- INSTRUCTIONS FOR THE TASK -
Write the listing below out again exactly, dropping the images.

[begin STORED DATA]

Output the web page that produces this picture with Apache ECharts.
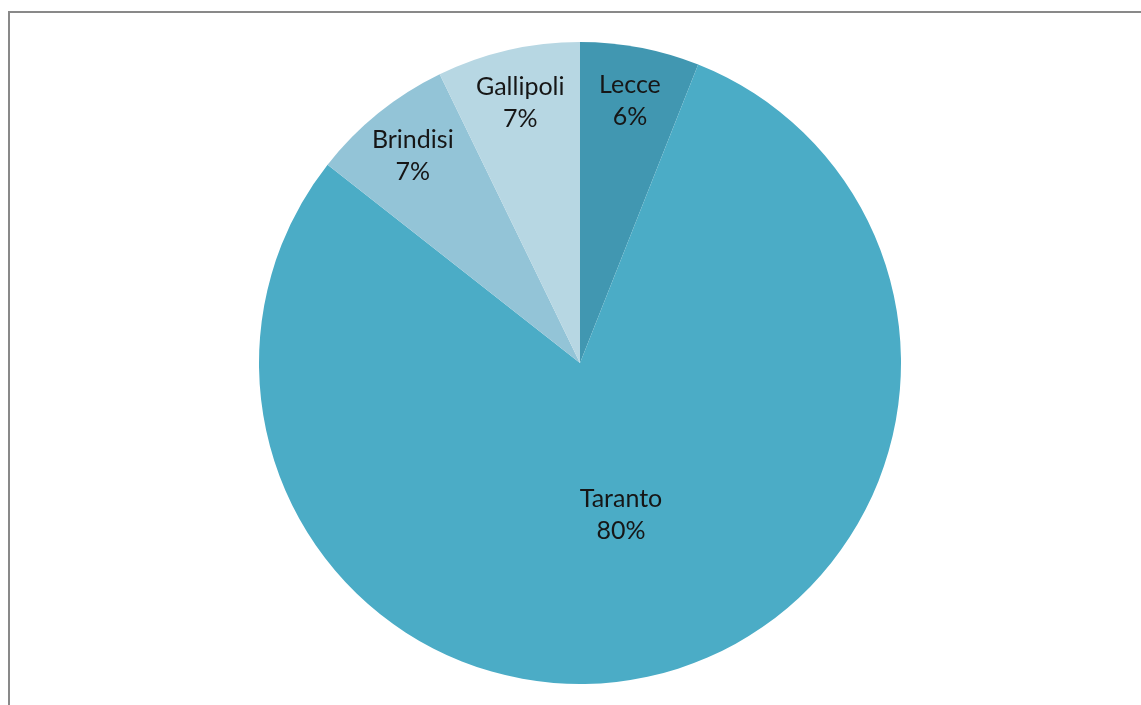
<!DOCTYPE html>
<html>
<head>
<meta charset="utf-8">
<script src="https://cdn.jsdelivr.net/npm/echarts@6/dist/echarts.min.js"></script>
<style>
  html, body { margin: 0; padding: 0; background: #fff; }
  #main { width: 1141px; height: 705px; }
</style>
</head>
<body>
<div id="main"></div>
<script>
// dati del grafico
var categories = ['Lecce', 'Taranto', 'Brindisi', 'Gallipoli'];
var values = [6.0, 79.6, 7.2, 7.2];
var sliceColors = ['#4197b1', '#4bacc6', '#93c4d7', '#b7d7e3'];

var cx = 580, cy = 363, R = 321;

var total = 0;
for (var i = 0; i < values.length; i++) total += values[i];

// angolo medio di ogni fetta (gradi, in senso orario dall'alto)
function midAngle(idx) {
    var cum = 0;
    for (var j = 0; j < idx; j++) cum += values[j];
    return (cum + values[idx] / 2) / total * 360;
}

var chart = echarts.init(document.getElementById('main'));

var pieData = [];
for (var k = 0; k < categories.length; k++) {
    pieData.push({ name: categories[k], value: values[k], itemStyle: { color: sliceColors[k] } });
}

chart.setOption({
    animation: false,
    graphic: [{
        type: 'rect',
        shape: { x: 9, y: 12, width: 1300, height: 900 },
        style: { fill: 'none', stroke: '#898989', lineWidth: 2 },
        silent: true
    }],
    series: [{
        type: 'pie',
        center: [cx, cy],
        radius: R,
        startAngle: 90,
        clockwise: true,
        itemStyle: { borderWidth: 0 },
        label: {
            show: true,
            position: 'inside',
            fontFamily: 'Lato',
            fontSize: 25,
            lineHeight: 32,
            color: '#161616',
            align: 'center',
            formatter: function (p) {
                return p.name + '\n' + Math.round(p.percent) + '%';
            }
        },
        labelLine: { show: false },
        labelLayout: function (params) {
            var idx = params.dataIndex;
            var a = midAngle(idx) * Math.PI / 180;
            var f = values[idx] / total > 0.5 ? 0.49 : 0.83;
            return {
                x: cx + f * R * Math.sin(a),
                y: cy - f * R * Math.cos(a),
                align: 'center',
                verticalAlign: 'middle'
            };
        },
        emphasis: { disabled: true },
        data: pieData
    }]
});
</script>
</body>
</html>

[end STORED DATA]

- RESULT OF THE EXERCISE -
Output the web page that produces this picture with Apache ECharts.
<!DOCTYPE html>
<html>
<head>
<meta charset="utf-8">
<script src="https://cdn.jsdelivr.net/npm/echarts@6/dist/echarts.min.js"></script>
<style>
  html, body { margin: 0; padding: 0; background: #fff; }
  #main { width: 1141px; height: 705px; }
</style>
</head>
<body>
<div id="main"></div>
<script>
// dati del grafico
var categories = ['Lecce', 'Taranto', 'Brindisi', 'Gallipoli'];
var values = [6.0, 79.6, 7.2, 7.2];
var sliceColors = ['#4197b1', '#4bacc6', '#93c4d7', '#b7d7e3'];

var cx = 580, cy = 363, R = 321;

var total = 0;
for (var i = 0; i < values.length; i++) total += values[i];

// angolo medio di ogni fetta (gradi, in senso orario dall'alto)
function midAngle(idx) {
    var cum = 0;
    for (var j = 0; j < idx; j++) cum += values[j];
    return (cum + values[idx] / 2) / total * 360;
}

var chart = echarts.init(document.getElementById('main'));

var pieData = [];
for (var k = 0; k < categories.length; k++) {
    pieData.push({ name: categories[k], value: values[k], itemStyle: { color: sliceColors[k] } });
}

chart.setOption({
    animation: false,
    graphic: [{
        type: 'rect',
        shape: { x: 9, y: 12, width: 1300, height: 900 },
        style: { fill: 'none', stroke: '#898989', lineWidth: 2 },
        silent: true
    }],
    series: [{
        type: 'pie',
        center: [cx, cy],
        radius: R,
        startAngle: 90,
        clockwise: true,
        itemStyle: { borderWidth: 0 },
        label: {
            show: true,
            position: 'inside',
            fontFamily: 'Lato',
            fontSize: 25,
            lineHeight: 32,
            color: '#161616',
            align: 'center',
            formatter: function (p) {
                return p.name + '\n' + Math.round(p.percent) + '%';
            }
        },
        labelLine: { show: false },
        labelLayout: function (params) {
            var idx = params.dataIndex;
            var a = midAngle(idx) * Math.PI / 180;
            var f = values[idx] / total > 0.5 ? 0.49 : 0.83;
            return {
                x: cx + f * R * Math.sin(a),
                y: cy - f * R * Math.cos(a),
                align: 'center',
                verticalAlign: 'middle'
            };
        },
        emphasis: { disabled: true },
        data: pieData
    }]
});
</script>
</body>
</html>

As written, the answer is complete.